**EXERCISE AIM:** Nothing beyond the line containing "import * as" is to be printed; print exactly each line from the start of the records below through that line, leaving out pictures.

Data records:
====================
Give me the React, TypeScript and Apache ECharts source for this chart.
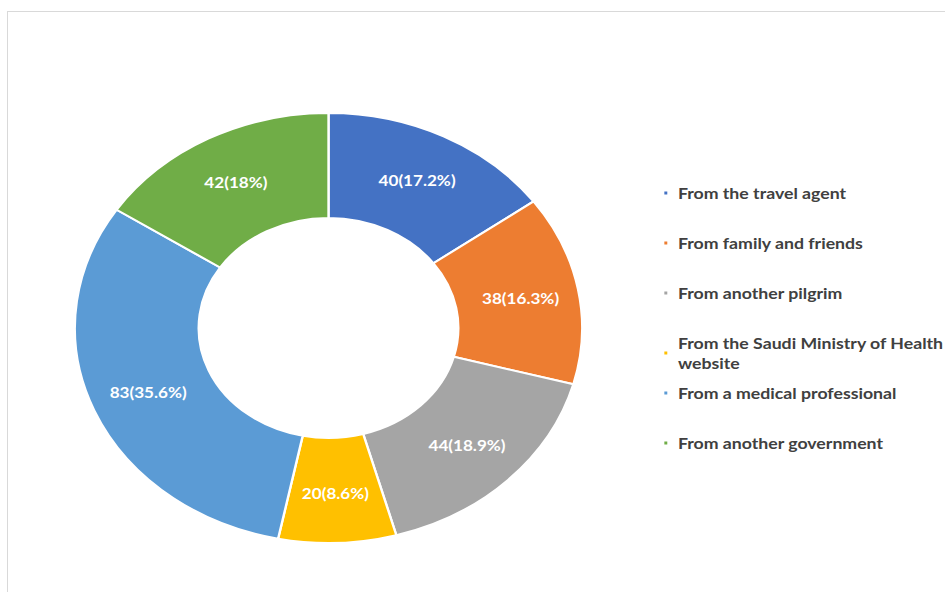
import React, { useEffect, useRef } from "react";
import * as echarts from "echarts";

const categories = [
  "From the travel agent",
  "From family and friends",
  "From another pilgrim",
  "From the Saudi Ministry of Health website",
  "From a medical professional",
  "From another government",
];
const counts = [40, 38, 44, 20, 83, 42];
const sliceLabels = ["40(17.2%)", "38(16.3%)", "44(18.9%)", "20(8.6%)", "83(35.6%)", "42(18%)"];
const colors = ["#4472C4", "#ED7D31", "#A5A5A5", "#FFC000", "#5B9BD5", "#70AD47"];

const SX = 1.18;
const W = 945;
const H = 592;

const legendText = {
  fontFamily: "Lato",
  fontWeight: "bold",
  fontSize: 15,
  lineHeight: 20,
  color: "#404040",
  padding: [0, 0, 0, 3],
};

const legendBase = {
  orient: "vertical",
  left: 561,
  padding: 0,
  itemGap: 30,
  itemWidth: 4.5,
  itemHeight: 5,
  icon: "rect",
  formatter: (name: string) =>
    name === "From the Saudi Ministry of Health website"
      ? "From the Saudi Ministry of Health\nwebsite"
      : name,
  textStyle: legendText,
};

export default function App() {
  const ref = useRef<HTMLDivElement>(null);
  useEffect(() => {
    if (!ref.current) return;
    const chart = echarts.init(ref.current, null, { renderer: "svg" });
    chart.setOption({
      animation: false,
      backgroundColor: "transparent",
      color: colors,
      legend: [
        { ...legendBase, top: 183, data: categories.slice(0, 4) },
        { ...legendBase, top: 383, data: categories.slice(4) },
      ],
      series: [
        {
          type: "pie",
          center: [278.4, 328],
          radius: [110, 215],
          startAngle: 90,
          clockwise: true,
          avoidLabelOverlap: false,
          itemStyle: { borderColor: "#ffffff", borderWidth: 2 },
          label: {
            show: true,
            position: "inside",
            color: "#ffffff",
            fontFamily: "Lato",
            fontWeight: "bold",
            fontSize: 14.5,
            formatter: (p: any) => sliceLabels[p.dataIndex],
          },
          labelLine: { show: false },
          emphasis: { disabled: true },
          data: categories.map((name, i) => ({ name, value: counts[i] })),
        },
      ],
    });
    return () => chart.dispose();
  }, []);
  return (
    <div
      style={{
        position: "fixed",
        left: 0,
        top: 0,
        width: W,
        height: H,
        overflow: "hidden",
        background: "#ffffff",
      }}
    >
      <div
        style={{
          position: "absolute",
          left: 7,
          top: 11,
          width: W,
          height: H,
          borderTop: "1px solid #d9d9d9",
          borderLeft: "1px solid #d9d9d9",
        }}
      />
      <div
        ref={ref}
        style={{
          position: "absolute",
          left: 0,
          top: 0,
          width: W / SX,
          height: H,
          transform: `scaleX(${SX})`,
          transformOrigin: "0 0",
        }}
      />
    </div>
  );
}
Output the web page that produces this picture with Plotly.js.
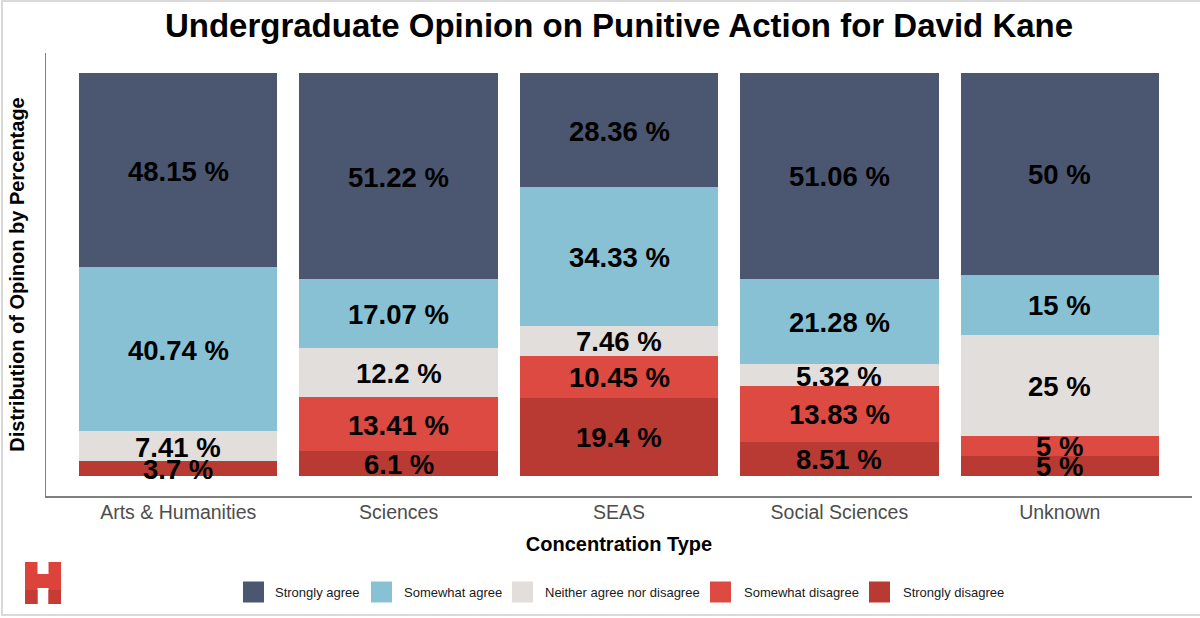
<!DOCTYPE html>
<html>
<head>
<meta charset="utf-8">
<script src="https://cdn.plot.ly/plotly-3.0.1.min.js"></script>
<style>
  html, body { margin: 0; padding: 0; background: #ffffff; }
  #wrap { position: relative; width: 1200px; height: 618px; }
  #chart { width: 1200px; height: 618px; }
  #frame { position: absolute; left: 1px; top: 0px; width: 1199px; height: 616px;
           border-top: 2px solid #d9d9d9; border-left: 2px solid #d9d9d9; border-bottom: 2px solid #d9d9d9;
           box-sizing: border-box; pointer-events: none; }
</style>
</head>
<body>
<div id="wrap"><div id="chart"></div><div id="frame"></div></div>
<script>
// ---- data ----
const categories = ['Arts & Humanities', 'Sciences', 'SEAS', 'Social Sciences', 'Unknown'];
const stronglyAgree    = [48.15, 51.22, 28.36, 51.06, 50];
const somewhatAgree    = [40.74, 17.07, 34.33, 21.28, 15];
const neitherAgree     = [7.41, 12.2, 7.46, 5.32, 25];
const somewhatDisagree = [null, 13.41, 10.45, 13.83, 5];
const stronglyDisagree = [3.7, 6.1, 19.4, 8.51, 5];
const seriesNames = ['Strongly agree', 'Somewhat agree', 'Neither agree nor disagree', 'Somewhat disagree', 'Strongly disagree'];
const seriesColors = ['#4b5770', '#88c1d3', '#e2dedc', '#dc4a42', '#b93a32'];

// stacking order bottom -> top
const stackOrder = [
  { vals: stronglyDisagree, idx: 4 },
  { vals: somewhatDisagree, idx: 3 },
  { vals: neitherAgree,     idx: 2 },
  { vals: somewhatAgree,    idx: 1 },
  { vals: stronglyAgree,    idx: 0 }
];

const FONT = 'Liberation Sans, Arial, Helvetica, sans-serif';
const traces = [];
const annotations = [];
const base = categories.map(() => 0);
stackOrder.forEach(s => {
  traces.push({
    type: 'bar', x: categories, y: s.vals.map(v => v == null ? 0 : v),
    name: seriesNames[s.idx], marker: { color: seriesColors[s.idx], line: { width: 0 } },
    showlegend: false, hoverinfo: 'skip'
  });
  s.vals.forEach((v, i) => {
    if (v != null) {
      annotations.push({
        xref: 'x', yref: 'y', x: categories[i], y: base[i] + v / 2, yshift: -1,
        text: v + ' %', showarrow: false, xanchor: 'center', yanchor: 'middle',
        font: { family: FONT, size: 27.5, color: '#000000', weight: 'bold' }
      });
      base[i] += v;
    }
  });
});

// ---- layout helpers (pixel -> paper) ----
const PL = 46, PR = 1192, PT = 53, PB = 496;
const px = x => (x - PL) / (PR - PL);
const py = y => (PB - y) / (PB - PT);

// custom legend
const legendSquareX = [243, 371, 512, 710, 869];
const legendTextX   = [273, 402, 543, 742, 901];
const legendCy = 592, sq = 21;
const shapes = [];
seriesNames.forEach((n, i) => {
  shapes.push({ type: 'rect', xref: 'paper', yref: 'paper',
    x0: px(legendSquareX[i]), x1: px(legendSquareX[i] + sq),
    y0: py(legendCy + sq / 2), y1: py(legendCy - sq / 2),
    fillcolor: seriesColors[i], line: { width: 0 } });
  annotations.push({ xref: 'paper', yref: 'paper', x: px(legendTextX[i]), y: py(legendCy),
    xanchor: 'left', yanchor: 'middle', showarrow: false, text: n,
    font: { family: FONT, size: 13, color: '#1a1a1a' } });
});

// logo "H"
const logoParts = [
  [25, 562, 37.5, 604], [48.5, 562, 61, 604], [36, 574, 50, 588]
];
logoParts.forEach(p => {
  shapes.push({ type: 'rect', xref: 'paper', yref: 'paper',
    x0: px(p[0]), x1: px(p[2]), y0: py(p[3]), y1: py(p[1]),
    fillcolor: '#dc443b', line: { width: 0 } });
});
[[25, 590, 37.5, 604], [48.5, 590, 61, 604]].forEach(p => {
  shapes.push({ type: 'rect', xref: 'paper', yref: 'paper',
    x0: px(p[0]), x1: px(p[2]), y0: py(p[3]), y1: py(p[1]),
    fillcolor: '#c63b33', line: { width: 0 } });
});

const layout = {
  width: 1200, height: 618,
  margin: { l: PL, r: 1200 - PR, t: PT, b: 618 - PB, pad: 0 },
  paper_bgcolor: '#ffffff', plot_bgcolor: '#ffffff',
  barmode: 'stack', bargap: 0.1,
  title: { text: 'Undergraduate Opinion on Punitive Action for David Kane',
    font: { family: FONT, size: 33, color: '#000000', weight: 'bold' },
    x: 0.5, xref: 'paper', xanchor: 'center', y: 1 - 25 / 618, yref: 'container', yanchor: 'middle' },
  xaxis: {
    type: 'category', range: [-0.6, 4.6], fixedrange: true,
    showline: true, linecolor: '#808080', linewidth: 1.5, ticks: '', showgrid: false, zeroline: false,
    tickfont: { family: FONT, size: 19.5, color: '#4d4d4d' }, ticklabelstandoff: -2,
    title: { text: 'Concentration Type', standoff: 15,
      font: { family: FONT, size: 20, color: '#000000', weight: 'bold' } }
  },
  yaxis: {
    range: [-5, 105], fixedrange: true, showticklabels: false, ticks: '',
    showline: true, linecolor: '#808080', linewidth: 1.5, showgrid: false, zeroline: false,
    title: { text: 'Distribution of Opinon by Percentage', standoff: 14,
      font: { family: FONT, size: 20, color: '#000000', weight: 'bold' } }
  },
  shapes: shapes, annotations: annotations, showlegend: false
};

Plotly.newPlot('chart', traces, layout, { displayModeBar: false, staticPlot: true });
</script>
</body>
</html>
====================
**FINAL RESULT:**
Give me the React, TypeScript and Apache ECharts source for this chart.
import React, { useEffect, useRef } from "react";
import * as echarts from "echarts";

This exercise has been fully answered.